Hoje, tenta-se desmentir o que parece indesmentível. Sempre no sentido de exigir mais sacrifícios. Poucos os que perguntam sobre as causas de tamanha ruína. No entanto, conhece-la é indispensável, além de intransferível.
Quando muito, alega-se que os direitos assegurados pela Constituição de 1988 ampliaram de tal modo os benefícios aos mais pobres, que a Previdência acabou por desviar-se de suas obrigações. Tal é a alegação com que sempre se tem ameaçado recuar nas conquistas trabalhistas.
Quantos se perguntam dos desvios a que foram encaminhados os recursos tirados dos bolsos do trabalhador, a título de contribuição previdenciária? Quantos os brasileiros que sabem do financiamento, com essas verbas, de obras em nada relacionadas à sobrevivências (às vezes, mera sobrevida) dos contribuintes da Previdência?
Porque seja assunto que destruiria os pretextos que escondem a verdadeira intenção dos governantes e dos que lhes cercam, nada é dito a respeito disso.
Outra mentira, tecida e espalhada à moda Goebells, reporta-se ao financiamento de obras em outros países. Mesmo os mais informados fingem ignorar aspectos cruciais do problema, porque isso não lhes interessa. Seja do ponto de vista ideológico, seja do ponto de vista financeiro.
É prática do financiamento a outros países ou instituições deles, trazerem cláusula de cumprimento obrigatório, no que concerne à aquisição de bens e serviços. A regra é tal operação ser prioritariamente beneficiária de fornecedores do país financiador. Só na impossibilidade disso pode o tomador operar com terceiro país.
Os sábios da nossa economia, porém, “esquecem” essa prática, sequer diante de enormes placas e anúncios de empreiteiras brasileiras postadas diante deles, em informativos de televisão.
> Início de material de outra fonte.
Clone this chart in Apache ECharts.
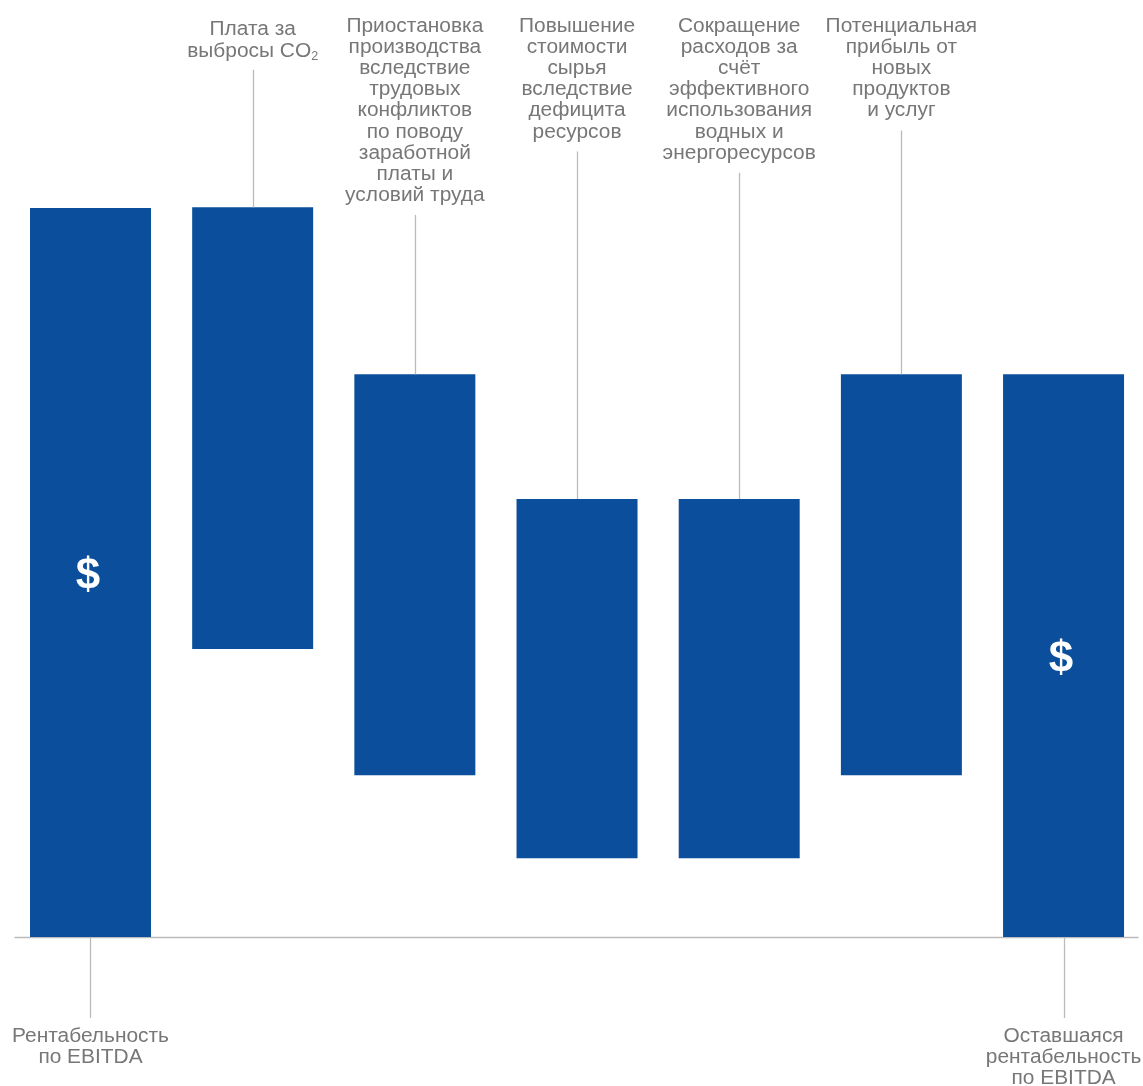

Muitas dessas beneficiárias dos financiamentos a países estrangeiros pelo BNDES são as mesmas que a Lavajato incrimina.
O que se diz, a propósito desses financiamentos?
Que elas se destinam a beneficiar países amigos, escolhidos dentre os que mantêm alguma identidade ideológica com os governantes brasileiros. Os beneficiários mais importantes, além do próprio país financiado, seriam os governantes desses países. Nesse caso, sempre Cuba, Venezuela e Equador são os mais citados. O que revela certa desonestidade dos críticos.
Procure-se alguma palavra referente ao interesse das empresas brasileiras que vendem bens e serviços aos financiados! Busque-se compreender porque um ex-Presidente da República se transforma em garoto-propaganda e caixeiro-viajante das empreiteiras! Quantos, dentre os mais acerbos críticos dos financiamentos a países estrangeiros se dispõem a fazê-lo?
Ao contrário, disseminam mentiras, enquanto ocultam com aparência inocente ou ignorante as relações que subjazem às operações de crédito ao exterior.
Não se absolva grande parte dos media brasileiros, porque a estes caberia esclarecer o que ocorre nos bastidores. Sem isso, ela mesma acaba por acumpliciar-se com os malfeitores.